We have a small treat for those working on miRNAs.
Readers are likely wondering what we may have to add on miRNAs at this late hour given that thousands of papers have already been published on those tiny regulators. However, if you closely follow the developments in the field, you will notice that they went through three revolutionary phases.
In the first phase, miRNAs were completely new and researchers were busy figuring out what exactly they do and the molecular mechanism through which they operate. Quite a bit was learned about pri-miRNA, the precursor hairpin structure, and the mature 22-mer that worked as regulators of protein-coding genes. Enzymes such as Dicer and Drosha were discovered. Bioinformaticians got busy writing codes to predict hairpin folding and target-prediction.
In the meanwhile, many new eukaryotic genomes were sequenced and researchers started asking question about whether miRNAs existed in different branches of the tree of life. ‘Are they present in yeast?’ Do all insect genomes have miRNAs?’ ‘Does red algae Ectocarpus have miRNA?’
The most surprising discovery of this second phase, in our opinion, was the discovery of miRNAs in viral genome. From ScienceDaily (June 12, 2006) -
Researchers at the University of Pennsylvania School of Medicine have discovered part of the reason why cold sores, caused by a herpes virus, come back again and again. The new study, published online last month in Nature, points to a small RNA molecule, called a microRNA (miRNA) as the culprit that keeps the latent virus-infected cell alive. These findings could one day lead to a new way to fight the virus and offers the first target for intervention in the latent infection.
Here is a more recent article on viral miRNAs, if you like to know what has been learned about them since 2006.
At present, the miRNA field is in its third phase of growth and next-gen sequencing is the main driver. Today, the presence of miRNAs in genomes is as accepted as protein-coding genes, and the hairpin-folding mechanism is as well-known among biologists as genes translating into proteins guided by genetic code. However, the miRNAs are not just miRNAs any more, but known more as miR-20, miR-101, etc. - each with its own idiosyncrasy. What those different miRNAs do is the most important question keeping biologists awake.
Finding evolutionary relationship is one important tool in exploring different miRNA classes, because mature miRNAs are known to preserve their sequences over long evolutionary distance. This is where high-throughput sequencing has become very helpful. In the earlier days, researchers used to analyze individual genomes to find the presence of miRNAs in various organisms. Today, a researcher can potentially sequence miRNA libraries from many organisms together using high-throughput sequencing technology. Length of reads is not of big concern for those tiny RNAs.

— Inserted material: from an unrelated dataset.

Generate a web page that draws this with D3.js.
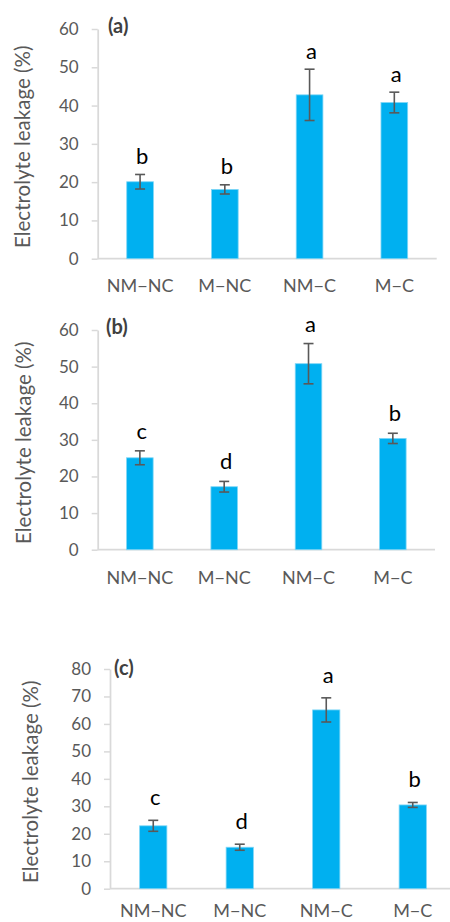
<!DOCTYPE html>
<html>
<head>
<meta charset="utf-8">
<script src="https://cdn.jsdelivr.net/npm/d3@7"></script>
<style>
  html, body { margin: 0; padding: 0; background: #fff; }
  svg { display: block; }
  text { font-family: Lato, "Open Sans", sans-serif; }
</style>
</head>
<body>
<svg id="chart" width="450" height="922"></svg>
<script>
// Treatment groups shared by all three panels
const categories = ["NM\u2212NC", "M\u2212NC", "NM\u2212C", "M\u2212C"];

// Panel (a)
const valuesA = [20.1, 18.1, 42.8, 40.8];
const errorsA = [1.9, 1.2, 6.7, 2.7];
const lettersA = ["b", "b", "a", "a"];

// Panel (b)
const valuesB = [25.1, 17.2, 50.8, 30.4];
const errorsB = [1.9, 1.45, 5.5, 1.4];
const lettersB = ["c", "d", "a", "b"];

// Panel (c)
const valuesC = [22.9, 15.1, 65.1, 30.5];
const errorsC = [2.0, 1.1, 4.4, 0.9];
const lettersC = ["c", "d", "a", "b"];

// Y axis ticks
const ticksAB = [0, 10, 20, 30, 40, 50, 60];
const ticksC = [0, 10, 20, 30, 40, 50, 60, 70, 80];

const yTitle = "Electrolyte leakage (%)";

const svg = d3.select("#chart");

function drawPanel(cfg) {
  const g = svg.append("g");
  const yMax = d3.max(cfg.ticks);

  const x = d3.scaleBand()
    .domain(categories)
    .range([cfg.left, cfg.right])
    .paddingInner(0.685)
    .paddingOuter(0.685 / 2);

  const y = d3.scaleLinear()
    .domain([0, yMax])
    .range([cfg.bottom, cfg.top]);

  // Y axis
  const yAxis = d3.axisLeft(y)
    .tickValues(cfg.ticks)
    .tickSize(6)
    .tickSizeOuter(0)
    .tickPadding(13);

  const ya = g.append("g")
    .attr("transform", `translate(${cfg.left},0)`)
    .call(yAxis);
  ya.select(".domain").attr("stroke", "#d9d9d9").attr("stroke-width", 1.75);
  ya.selectAll(".tick line").attr("stroke", "#d9d9d9").attr("stroke-width", 1.5);
  ya.selectAll(".tick text")
    .attr("fill", "#595959")
    .attr("font-size", 17)
    .attr("font-family", "Lato, sans-serif");

  // X axis (category labels, no tick marks)
  const xAxis = d3.axisBottom(x).tickSize(0).tickSizeOuter(0).tickPadding(0);
  const xa = g.append("g")
    .attr("transform", `translate(0,${cfg.bottom})`)
    .call(xAxis);
  xa.select(".domain")
    .attr("d", `M${cfg.left},0H${cfg.axisEnd}`)
    .attr("stroke", "#d9d9d9").attr("stroke-width", 1.75);
  xa.selectAll(".tick text")
    .attr("dy", null)
    .attr("y", cfg.labelGap)
    .attr("fill", "#595959")
    .attr("font-size", 18)
    .attr("font-family", "Lato, sans-serif");

  const rows = categories.map((c, i) => ({
    cat: c, v: cfg.values[i], e: cfg.errors[i], l: cfg.letters[i]
  }));

  // Bars
  g.append("g").selectAll("rect")
    .data(rows)
    .join("rect")
    .attr("x", d => x(d.cat))
    .attr("width", x.bandwidth())
    .attr("y", d => y(d.v))
    .attr("height", d => y(0) - y(d.v))
    .attr("fill", "#00b0f0")
    .attr("stroke", "#7fd6f6")
    .attr("stroke-width", 0.8);

  // Error bars
  const eb = g.append("g")
    .attr("stroke", "#595959")
    .attr("stroke-width", 1.6)
    .selectAll("g")
    .data(rows)
    .join("g")
    .attr("transform", d => `translate(${x(d.cat) + x.bandwidth() / 2},0)`);
  eb.append("line")
    .attr("y1", d => y(d.v + d.e)).attr("y2", d => y(d.v - d.e));
  eb.append("line")
    .attr("x1", -5).attr("x2", 5)
    .attr("y1", d => y(d.v + d.e)).attr("y2", d => y(d.v + d.e));
  eb.append("line")
    .attr("x1", -5).attr("x2", 5)
    .attr("y1", d => y(d.v - d.e)).attr("y2", d => y(d.v - d.e));

  // Significance letters
  g.append("g").selectAll("text")
    .data(rows)
    .join("text")
    .attr("x", d => x(d.cat) + x.bandwidth() / 2 + 2)
    .attr("y", d => y(d.v + d.e) - cfg.letterGap)
    .attr("text-anchor", "middle")
    .attr("font-size", 22)
    .attr("fill", "#000")
    .text(d => d.l);

  // Panel tag
  g.append("text")
    .attr("x", cfg.tagX)
    .attr("y", cfg.tagY)
    .attr("font-size", 20)
    .attr("font-weight", 700)
    .attr("fill", "#404040")
    .text(cfg.tag);

  // Y axis title
  g.append("text")
    .attr("transform", `translate(${cfg.titleX},${(cfg.top + cfg.bottom) / 2 + 3}) rotate(-90)`)
    .attr("text-anchor", "middle")
    .attr("font-size", 20.5)
    .attr("fill", "#595959")
    .text(yTitle);
}

drawPanel({
  values: valuesA, errors: errorsA, letters: lettersA, ticks: ticksAB, tag: "(a)",
  left: 97.7, right: 436.7, axisEnd: 436.7, top: 29, bottom: 258.7,
  labelGap: 33.5, letterGap: 10.5, tagX: 108, tagY: 33, titleX: 30
});

drawPanel({
  values: valuesB, errors: errorsB, letters: lettersB, ticks: ticksAB, tag: "(b)",
  left: 97.7, right: 435, axisEnd: 435, top: 330, bottom: 549.7,
  labelGap: 34, letterGap: 12, tagX: 106, tagY: 334, titleX: 30.5
});

drawPanel({
  values: valuesC, errors: errorsC, letters: lettersC, ticks: ticksC, tag: "(c)",
  left: 110, right: 456, axisEnd: 456, top: 669, bottom: 888.7,
  labelGap: 28.5, letterGap: 15, tagX: 114, tagY: 675, titleX: 38
});
</script>
</body>
</html>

Last week we were working on one such library, and short-listed a set of interesting miRNAs. Next we dived into miRbase to learn as much about them as possible. Here are the typical questions we asked for each miRNA (let us take miR-17 as an example):
(i) In which organisms is miR-17 present?
(ii) What is the evolutionary relationship between those organisms? For example, if a family of miRNAs is previously found only in worms and insects, and we find it in a bird, that is a new finding regarding the miRNA family.
(iii) How do mature miRNAs miR-17s from those organisms align?
(iv) Which genes are the neighbors of miR-17 in those various genomes? Also, we like to see miR-17 in the genomic context in genome browsers of those organisms. We suspect many miRNAs also preserve genomic synteny structure over long evolutionary distance (could anyone please refer to a paper on the topic)?
After jumping around from database to database, we got frustrated and decided to build the above questions into our search tool. The infrastructure is ready, and you can see miR-17 here. All fields are not complete yet, but you can see where it is going. The organisms are all grouped together according to their taxonomies.
The biggest challenge in developing something for the web is to make the codes flexible enough to incorporate changes in available data. For example, if we hand-curate the organisms and tomorrow miRBase incorporates data from 15 new organisms, we will need to get back to the drawing board. Our design is flexible so that new data can be easily incorporated. All that needs to be done is to populate the databases with latest information regarding various fields of the table (including neighboring genes).
We will keep you posted on further developments of the miRNA tool. Any helpful suggestion is welcome.